- Church: Episcopal Church
- Diocese: Quincy
- Elected: May 1958
- In office: 1958–1973
- Predecessor: William Leopold Essex
- Successor: Donald J. Parsons

Orders
- Ordination: December 1933 by Francis M. Taitt
- Consecration: September 20, 1958 by Frank Burrill

Personal details
- Born: February 9, 1908 Philadelphia, Pennsylvania, United States
- Died: December 14, 1998 (aged 90) Yarmouth Port, Massachusetts, United States
- Denomination: Anglican
- Parents: Francis William Lickfield & Mary Agnes Desmond
- Spouse: Josephine Mondello
- Children: 2

= Francis Lickfield =

5th Episcopal Bishop of Quincy

Francis William Lickfield (February 9, 1908 – December 14, 1998) was the fifth bishop of the Episcopal Diocese of Quincy.
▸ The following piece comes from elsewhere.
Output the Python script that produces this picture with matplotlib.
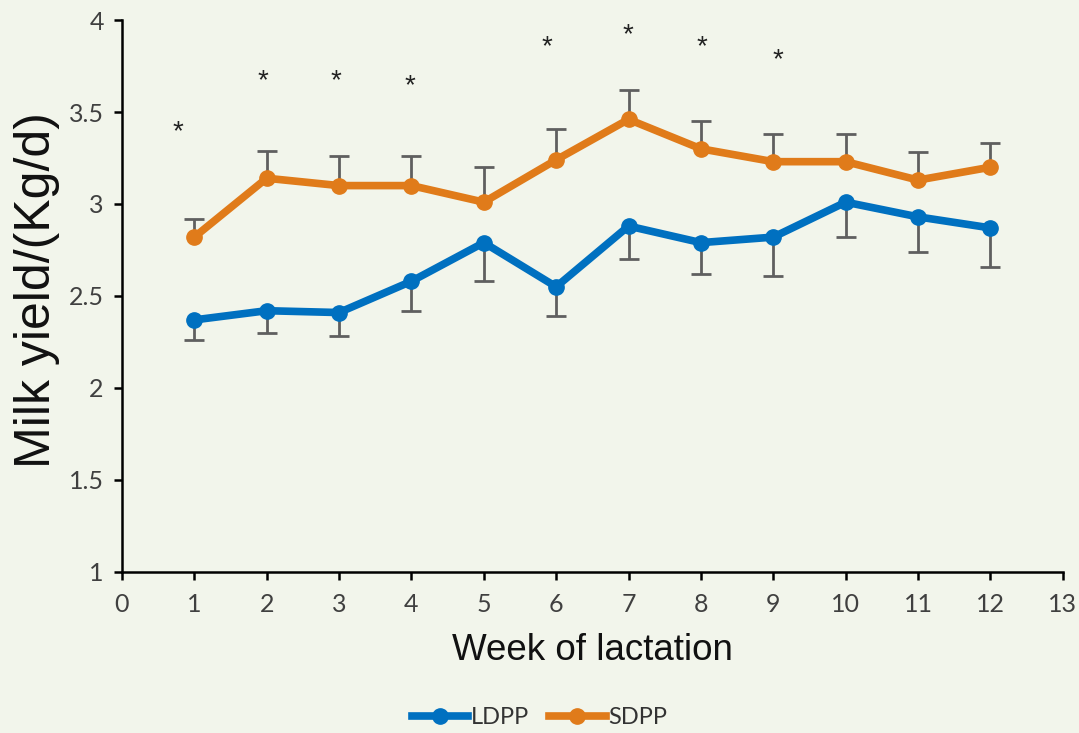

==Early life and education==
Lickfield was born on February 9, 1908, in Philadelphia, to Francis William Lickfield and Mary Agnes Desmond. He studied at Temple University and then at the Philadelphia Divinity School, from which he earned a Bachelor of Theology in 1933. He was awarded a Doctor of Divinity from the Philadelphia Divinity School in 1959 and a Doctor of Sacred Theology from Nashotah House in 1959.

==Ordained ministry==
Lickfield was made deacon in June 1933 and ordained priest in December 1933 by Bishop Francis M. Taitt of Pennsylvania. He married Josephine Mondello on March 7, 1934, and together had two children. Between 1933 and 1934, he served as a missionary and chaplain of the House of Refuge in New York City. In 1934, he became vicar of St John's Church in Westfield, Pennsylvania, St Andrew's Church in Tioga, Pennsylvania and the Church of the Holy Spirit in Knoxville, Pennsylvania. In 1936, he became a member of the diocesan department for Christian Education, while in 1938 he became a priest of the Bush Brotherhood. Between 1936 and 1943, he also served as rector of St Paul's Church in Philipsburg, Pennsylvania. Between 1943 and 1945, he returned to New York to serve as assistant priest at the Chapel of the Intercession. In 1945 he became rector of St Matthias' Church in Waukesha, Wisconsin, while in 1948 he moved to Chicago to become rector of the Church of the Redeemer, a post he held till 1948.

==Bishop==
In May 1958, Lickfield was elected Bishop of Quincy during a diocesan convention. He was consecrated on September 20, 1958, in St John's Cathedral, Quincy, Illinois. In 1965, he objected to Bishop Pike's initiative in the Diocese of California to have women deacons distribute Communion. He retired on June 30, 1973.